→ **Work to do**
Print the listing from its top line through the line containing "const PDF_UNIT = 1e-17;", nothing more, and leave out the pictures.

* Begin Provided data *

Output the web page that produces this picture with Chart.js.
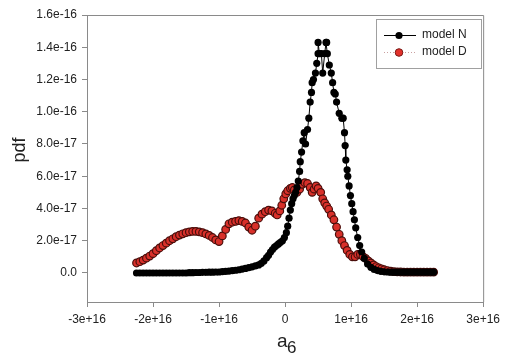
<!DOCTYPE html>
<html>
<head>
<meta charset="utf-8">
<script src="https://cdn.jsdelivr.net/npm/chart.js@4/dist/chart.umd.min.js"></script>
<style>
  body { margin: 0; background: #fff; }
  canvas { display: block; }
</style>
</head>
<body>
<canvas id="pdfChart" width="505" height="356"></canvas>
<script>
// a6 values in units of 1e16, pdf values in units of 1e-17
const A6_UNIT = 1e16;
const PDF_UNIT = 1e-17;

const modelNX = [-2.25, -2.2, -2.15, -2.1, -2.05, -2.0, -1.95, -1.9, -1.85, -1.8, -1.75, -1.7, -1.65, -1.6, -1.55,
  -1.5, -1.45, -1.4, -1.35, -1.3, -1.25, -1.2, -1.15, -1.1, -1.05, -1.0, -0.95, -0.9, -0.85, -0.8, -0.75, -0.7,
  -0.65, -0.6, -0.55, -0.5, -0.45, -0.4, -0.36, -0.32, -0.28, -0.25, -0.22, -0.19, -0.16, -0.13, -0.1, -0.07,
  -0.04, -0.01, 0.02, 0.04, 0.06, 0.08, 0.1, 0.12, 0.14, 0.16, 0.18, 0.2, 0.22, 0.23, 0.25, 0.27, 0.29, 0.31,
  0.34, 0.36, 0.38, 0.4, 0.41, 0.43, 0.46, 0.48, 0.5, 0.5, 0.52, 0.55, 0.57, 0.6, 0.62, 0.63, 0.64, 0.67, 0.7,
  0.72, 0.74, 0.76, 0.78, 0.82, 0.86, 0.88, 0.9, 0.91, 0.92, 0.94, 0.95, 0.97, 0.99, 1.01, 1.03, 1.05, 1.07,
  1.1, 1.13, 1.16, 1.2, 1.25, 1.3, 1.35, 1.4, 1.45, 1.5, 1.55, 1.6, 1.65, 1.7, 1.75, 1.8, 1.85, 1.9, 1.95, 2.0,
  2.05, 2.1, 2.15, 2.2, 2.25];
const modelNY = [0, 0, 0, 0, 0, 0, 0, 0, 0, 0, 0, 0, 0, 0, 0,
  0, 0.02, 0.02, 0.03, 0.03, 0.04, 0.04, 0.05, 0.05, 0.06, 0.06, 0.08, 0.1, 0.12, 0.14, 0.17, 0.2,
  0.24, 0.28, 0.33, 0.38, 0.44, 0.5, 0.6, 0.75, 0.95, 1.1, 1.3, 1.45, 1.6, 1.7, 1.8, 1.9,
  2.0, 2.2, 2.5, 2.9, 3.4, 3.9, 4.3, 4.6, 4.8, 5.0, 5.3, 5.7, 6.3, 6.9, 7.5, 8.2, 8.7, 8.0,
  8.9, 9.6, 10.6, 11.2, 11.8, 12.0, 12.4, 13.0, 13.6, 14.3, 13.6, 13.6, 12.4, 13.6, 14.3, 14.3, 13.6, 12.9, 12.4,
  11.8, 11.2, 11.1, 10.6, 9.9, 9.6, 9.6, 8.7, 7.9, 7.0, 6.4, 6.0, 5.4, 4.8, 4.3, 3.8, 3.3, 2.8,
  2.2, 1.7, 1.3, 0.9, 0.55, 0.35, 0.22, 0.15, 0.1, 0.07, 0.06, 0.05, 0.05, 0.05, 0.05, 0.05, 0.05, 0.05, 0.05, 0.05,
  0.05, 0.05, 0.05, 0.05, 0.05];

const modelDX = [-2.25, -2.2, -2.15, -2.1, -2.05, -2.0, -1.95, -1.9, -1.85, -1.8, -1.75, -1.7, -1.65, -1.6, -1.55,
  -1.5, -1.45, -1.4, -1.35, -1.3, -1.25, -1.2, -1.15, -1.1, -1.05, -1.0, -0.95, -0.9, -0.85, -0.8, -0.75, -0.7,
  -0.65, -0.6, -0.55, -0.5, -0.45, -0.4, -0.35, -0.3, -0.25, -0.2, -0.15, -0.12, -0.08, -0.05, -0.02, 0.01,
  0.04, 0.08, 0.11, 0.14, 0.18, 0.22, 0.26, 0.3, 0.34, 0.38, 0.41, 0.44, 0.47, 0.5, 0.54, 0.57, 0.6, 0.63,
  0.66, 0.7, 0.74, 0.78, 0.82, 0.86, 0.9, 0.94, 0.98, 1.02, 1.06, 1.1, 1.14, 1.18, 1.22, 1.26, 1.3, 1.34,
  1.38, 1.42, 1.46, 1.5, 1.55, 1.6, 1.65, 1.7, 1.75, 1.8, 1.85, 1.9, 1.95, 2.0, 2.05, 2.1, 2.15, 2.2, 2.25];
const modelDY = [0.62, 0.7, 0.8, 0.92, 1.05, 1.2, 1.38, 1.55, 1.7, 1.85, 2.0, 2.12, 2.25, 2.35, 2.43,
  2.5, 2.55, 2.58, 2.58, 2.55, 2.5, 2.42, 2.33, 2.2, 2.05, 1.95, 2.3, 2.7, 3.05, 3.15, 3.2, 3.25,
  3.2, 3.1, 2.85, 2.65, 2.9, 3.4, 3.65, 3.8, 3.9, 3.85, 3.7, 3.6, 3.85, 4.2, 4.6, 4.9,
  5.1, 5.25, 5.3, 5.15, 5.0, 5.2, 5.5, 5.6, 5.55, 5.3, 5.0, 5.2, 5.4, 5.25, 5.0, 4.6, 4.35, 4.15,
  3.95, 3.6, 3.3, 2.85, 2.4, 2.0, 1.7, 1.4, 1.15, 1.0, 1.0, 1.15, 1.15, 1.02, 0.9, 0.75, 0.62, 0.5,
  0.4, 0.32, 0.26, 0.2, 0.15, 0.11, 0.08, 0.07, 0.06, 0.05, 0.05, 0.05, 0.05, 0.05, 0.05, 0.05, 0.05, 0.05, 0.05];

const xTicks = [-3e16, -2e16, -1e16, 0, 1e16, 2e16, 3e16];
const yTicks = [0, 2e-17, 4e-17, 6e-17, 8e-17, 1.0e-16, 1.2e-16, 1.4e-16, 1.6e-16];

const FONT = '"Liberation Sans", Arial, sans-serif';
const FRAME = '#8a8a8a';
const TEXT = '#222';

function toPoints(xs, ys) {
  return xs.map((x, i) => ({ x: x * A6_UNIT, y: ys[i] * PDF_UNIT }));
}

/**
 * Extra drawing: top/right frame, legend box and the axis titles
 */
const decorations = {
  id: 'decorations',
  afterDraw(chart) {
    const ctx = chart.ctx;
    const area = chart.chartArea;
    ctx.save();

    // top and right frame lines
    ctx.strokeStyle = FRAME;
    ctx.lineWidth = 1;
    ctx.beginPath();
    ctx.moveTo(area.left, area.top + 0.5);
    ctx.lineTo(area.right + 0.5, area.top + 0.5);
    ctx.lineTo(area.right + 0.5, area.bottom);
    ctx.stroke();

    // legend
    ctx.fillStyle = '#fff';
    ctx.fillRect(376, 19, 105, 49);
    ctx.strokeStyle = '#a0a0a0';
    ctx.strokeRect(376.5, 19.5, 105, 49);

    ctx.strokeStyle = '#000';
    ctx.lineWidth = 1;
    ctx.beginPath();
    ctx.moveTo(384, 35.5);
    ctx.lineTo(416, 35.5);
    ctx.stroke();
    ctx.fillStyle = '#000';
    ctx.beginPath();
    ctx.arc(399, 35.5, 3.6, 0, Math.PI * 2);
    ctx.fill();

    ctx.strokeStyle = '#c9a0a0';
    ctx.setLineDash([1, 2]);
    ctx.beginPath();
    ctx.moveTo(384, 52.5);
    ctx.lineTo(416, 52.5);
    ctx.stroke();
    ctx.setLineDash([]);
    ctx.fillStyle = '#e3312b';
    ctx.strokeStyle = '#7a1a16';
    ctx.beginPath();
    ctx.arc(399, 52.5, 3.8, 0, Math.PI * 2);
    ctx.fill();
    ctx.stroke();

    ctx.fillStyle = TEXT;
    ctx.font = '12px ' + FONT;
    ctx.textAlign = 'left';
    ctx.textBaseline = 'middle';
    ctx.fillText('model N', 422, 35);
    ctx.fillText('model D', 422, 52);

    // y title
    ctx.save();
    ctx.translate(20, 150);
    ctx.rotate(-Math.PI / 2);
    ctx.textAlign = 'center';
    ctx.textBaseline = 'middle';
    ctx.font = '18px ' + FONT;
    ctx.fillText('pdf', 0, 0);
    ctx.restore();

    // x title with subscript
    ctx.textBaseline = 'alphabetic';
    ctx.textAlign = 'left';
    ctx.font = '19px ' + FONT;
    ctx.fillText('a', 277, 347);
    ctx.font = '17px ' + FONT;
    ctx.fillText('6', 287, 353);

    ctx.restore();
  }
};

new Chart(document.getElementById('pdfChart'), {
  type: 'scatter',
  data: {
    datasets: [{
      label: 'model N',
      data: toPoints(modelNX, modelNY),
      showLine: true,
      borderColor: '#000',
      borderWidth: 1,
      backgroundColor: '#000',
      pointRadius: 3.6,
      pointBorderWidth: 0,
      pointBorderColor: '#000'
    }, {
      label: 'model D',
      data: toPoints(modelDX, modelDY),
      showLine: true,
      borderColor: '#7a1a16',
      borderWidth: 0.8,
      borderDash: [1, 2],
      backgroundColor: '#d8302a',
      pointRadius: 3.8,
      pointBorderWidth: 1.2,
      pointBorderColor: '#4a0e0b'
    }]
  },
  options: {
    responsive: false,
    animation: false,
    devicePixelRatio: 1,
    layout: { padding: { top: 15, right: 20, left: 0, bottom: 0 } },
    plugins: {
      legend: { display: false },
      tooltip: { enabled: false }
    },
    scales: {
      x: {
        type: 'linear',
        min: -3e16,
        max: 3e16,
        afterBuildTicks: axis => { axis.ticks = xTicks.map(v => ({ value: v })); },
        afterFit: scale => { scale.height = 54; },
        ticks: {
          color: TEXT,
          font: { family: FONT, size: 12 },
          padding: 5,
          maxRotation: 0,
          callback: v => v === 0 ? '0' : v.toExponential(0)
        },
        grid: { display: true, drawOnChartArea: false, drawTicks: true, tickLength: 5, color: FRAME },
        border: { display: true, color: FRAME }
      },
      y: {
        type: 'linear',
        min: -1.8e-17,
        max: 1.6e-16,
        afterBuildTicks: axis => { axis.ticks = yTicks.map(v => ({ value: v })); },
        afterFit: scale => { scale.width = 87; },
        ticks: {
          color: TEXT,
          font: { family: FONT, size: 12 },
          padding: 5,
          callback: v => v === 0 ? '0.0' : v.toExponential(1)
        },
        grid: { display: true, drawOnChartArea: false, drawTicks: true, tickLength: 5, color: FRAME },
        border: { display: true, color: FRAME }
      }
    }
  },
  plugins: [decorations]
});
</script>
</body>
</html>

* End Provided data *

→ **Result of the exercise**
Output the web page that produces this picture with Chart.js.
<!DOCTYPE html>
<html>
<head>
<meta charset="utf-8">
<script src="https://cdn.jsdelivr.net/npm/chart.js@4/dist/chart.umd.min.js"></script>
<style>
  body { margin: 0; background: #fff; }
  canvas { display: block; }
</style>
</head>
<body>
<canvas id="pdfChart" width="505" height="356"></canvas>
<script>
// a6 values in units of 1e16, pdf values in units of 1e-17
const A6_UNIT = 1e16;
const PDF_UNIT = 1e-17;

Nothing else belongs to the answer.